— START —
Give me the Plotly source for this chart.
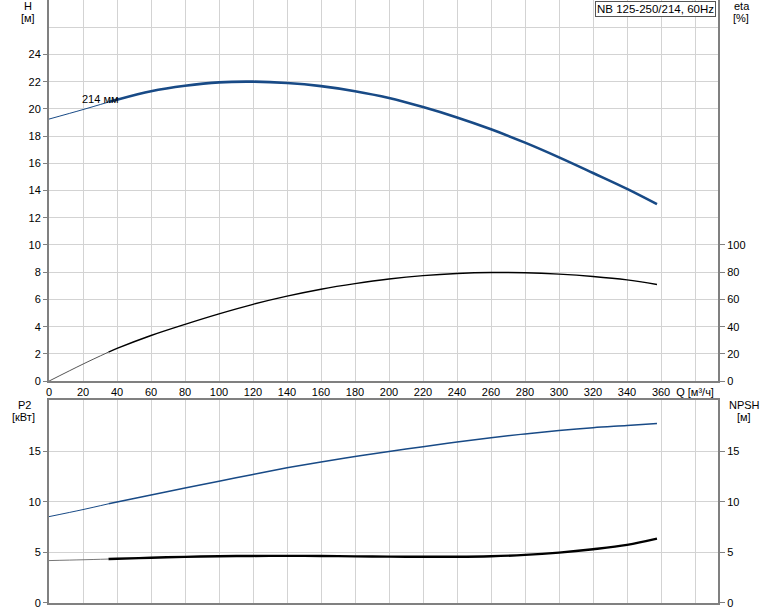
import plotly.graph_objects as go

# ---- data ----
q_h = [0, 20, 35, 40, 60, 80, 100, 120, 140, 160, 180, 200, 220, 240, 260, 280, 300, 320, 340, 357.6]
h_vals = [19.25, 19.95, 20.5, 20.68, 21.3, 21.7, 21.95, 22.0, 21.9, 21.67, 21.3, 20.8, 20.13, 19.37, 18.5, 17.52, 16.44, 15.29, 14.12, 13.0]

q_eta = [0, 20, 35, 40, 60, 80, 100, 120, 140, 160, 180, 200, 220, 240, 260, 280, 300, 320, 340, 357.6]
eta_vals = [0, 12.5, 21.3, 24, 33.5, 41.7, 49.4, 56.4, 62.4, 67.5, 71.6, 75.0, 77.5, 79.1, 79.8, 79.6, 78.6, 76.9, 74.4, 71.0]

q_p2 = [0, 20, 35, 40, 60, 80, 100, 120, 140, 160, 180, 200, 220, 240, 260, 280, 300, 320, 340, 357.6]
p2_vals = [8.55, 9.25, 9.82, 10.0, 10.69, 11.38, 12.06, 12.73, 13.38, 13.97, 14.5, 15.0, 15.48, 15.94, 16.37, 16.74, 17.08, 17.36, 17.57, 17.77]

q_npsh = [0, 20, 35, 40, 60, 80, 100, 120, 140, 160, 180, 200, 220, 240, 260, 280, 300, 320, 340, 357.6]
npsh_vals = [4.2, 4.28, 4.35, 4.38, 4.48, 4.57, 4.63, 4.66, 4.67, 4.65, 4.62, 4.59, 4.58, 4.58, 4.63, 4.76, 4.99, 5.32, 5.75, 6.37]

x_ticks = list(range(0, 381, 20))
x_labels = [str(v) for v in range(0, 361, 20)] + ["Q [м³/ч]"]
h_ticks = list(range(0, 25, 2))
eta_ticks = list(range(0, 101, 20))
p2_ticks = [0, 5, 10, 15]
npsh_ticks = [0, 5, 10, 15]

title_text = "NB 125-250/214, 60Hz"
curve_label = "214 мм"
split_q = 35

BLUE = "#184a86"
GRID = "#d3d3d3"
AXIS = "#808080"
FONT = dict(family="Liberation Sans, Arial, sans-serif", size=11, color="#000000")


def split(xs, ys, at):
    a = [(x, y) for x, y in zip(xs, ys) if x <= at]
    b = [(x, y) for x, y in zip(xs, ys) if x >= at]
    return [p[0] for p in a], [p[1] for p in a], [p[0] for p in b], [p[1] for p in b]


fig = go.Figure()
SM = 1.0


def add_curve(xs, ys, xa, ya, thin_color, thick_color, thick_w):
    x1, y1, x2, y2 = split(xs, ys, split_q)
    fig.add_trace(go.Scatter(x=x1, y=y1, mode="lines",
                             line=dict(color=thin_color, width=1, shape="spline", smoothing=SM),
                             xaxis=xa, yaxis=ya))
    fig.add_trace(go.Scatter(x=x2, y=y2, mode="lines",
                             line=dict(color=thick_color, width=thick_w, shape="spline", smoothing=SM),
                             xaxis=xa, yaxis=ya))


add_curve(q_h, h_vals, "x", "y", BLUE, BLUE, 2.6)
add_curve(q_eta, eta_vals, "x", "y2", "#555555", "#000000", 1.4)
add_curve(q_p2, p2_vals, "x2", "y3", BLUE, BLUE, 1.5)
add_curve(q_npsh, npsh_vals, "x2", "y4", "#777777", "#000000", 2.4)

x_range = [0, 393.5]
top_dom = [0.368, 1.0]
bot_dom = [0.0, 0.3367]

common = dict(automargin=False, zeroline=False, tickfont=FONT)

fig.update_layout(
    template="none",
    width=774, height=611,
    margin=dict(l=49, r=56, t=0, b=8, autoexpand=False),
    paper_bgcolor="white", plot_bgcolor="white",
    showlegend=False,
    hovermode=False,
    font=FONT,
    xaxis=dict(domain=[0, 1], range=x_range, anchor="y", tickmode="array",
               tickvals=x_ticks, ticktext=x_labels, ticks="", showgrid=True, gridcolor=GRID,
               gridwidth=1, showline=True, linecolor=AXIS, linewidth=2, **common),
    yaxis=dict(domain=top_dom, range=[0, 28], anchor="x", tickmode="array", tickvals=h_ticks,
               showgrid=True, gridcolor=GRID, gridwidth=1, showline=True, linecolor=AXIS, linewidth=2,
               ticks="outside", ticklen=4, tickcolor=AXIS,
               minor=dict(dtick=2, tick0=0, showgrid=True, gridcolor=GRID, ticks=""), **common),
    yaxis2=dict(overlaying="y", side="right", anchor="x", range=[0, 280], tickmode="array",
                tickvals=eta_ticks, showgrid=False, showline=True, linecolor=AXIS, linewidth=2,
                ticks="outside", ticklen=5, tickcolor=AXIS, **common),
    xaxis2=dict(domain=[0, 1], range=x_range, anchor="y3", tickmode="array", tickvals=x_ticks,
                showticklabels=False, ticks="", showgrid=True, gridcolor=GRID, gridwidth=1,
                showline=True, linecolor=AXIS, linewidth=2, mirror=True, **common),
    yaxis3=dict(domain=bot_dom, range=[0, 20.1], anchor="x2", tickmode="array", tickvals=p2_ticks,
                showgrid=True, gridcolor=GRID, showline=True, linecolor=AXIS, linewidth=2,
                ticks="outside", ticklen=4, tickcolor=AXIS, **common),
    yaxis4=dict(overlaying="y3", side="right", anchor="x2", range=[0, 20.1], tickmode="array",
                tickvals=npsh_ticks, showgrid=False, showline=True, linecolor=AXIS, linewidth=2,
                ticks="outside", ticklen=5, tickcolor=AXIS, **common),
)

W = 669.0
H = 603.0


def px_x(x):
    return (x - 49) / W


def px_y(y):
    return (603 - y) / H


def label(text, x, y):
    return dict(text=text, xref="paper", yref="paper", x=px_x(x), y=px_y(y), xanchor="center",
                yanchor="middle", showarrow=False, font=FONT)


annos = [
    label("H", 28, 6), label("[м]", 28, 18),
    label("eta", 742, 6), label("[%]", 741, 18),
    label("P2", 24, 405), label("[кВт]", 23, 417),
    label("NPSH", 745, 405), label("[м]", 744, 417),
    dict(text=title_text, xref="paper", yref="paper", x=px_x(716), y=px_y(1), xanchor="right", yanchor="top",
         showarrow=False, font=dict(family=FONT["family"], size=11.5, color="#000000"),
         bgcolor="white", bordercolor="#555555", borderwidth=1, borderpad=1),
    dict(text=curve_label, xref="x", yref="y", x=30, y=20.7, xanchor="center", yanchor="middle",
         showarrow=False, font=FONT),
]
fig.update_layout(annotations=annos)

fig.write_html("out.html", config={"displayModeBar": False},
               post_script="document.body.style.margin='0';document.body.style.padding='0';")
— END —
(TASK DETAILS):
Starting at the first line of the material, output exactly the lines up to and including the one with "import plotly.graph_objects as go". Do not include the pictures.

(ANSWER TO THE EXERCISE):
Give me the Plotly source for this chart.
import plotly.graph_objects as go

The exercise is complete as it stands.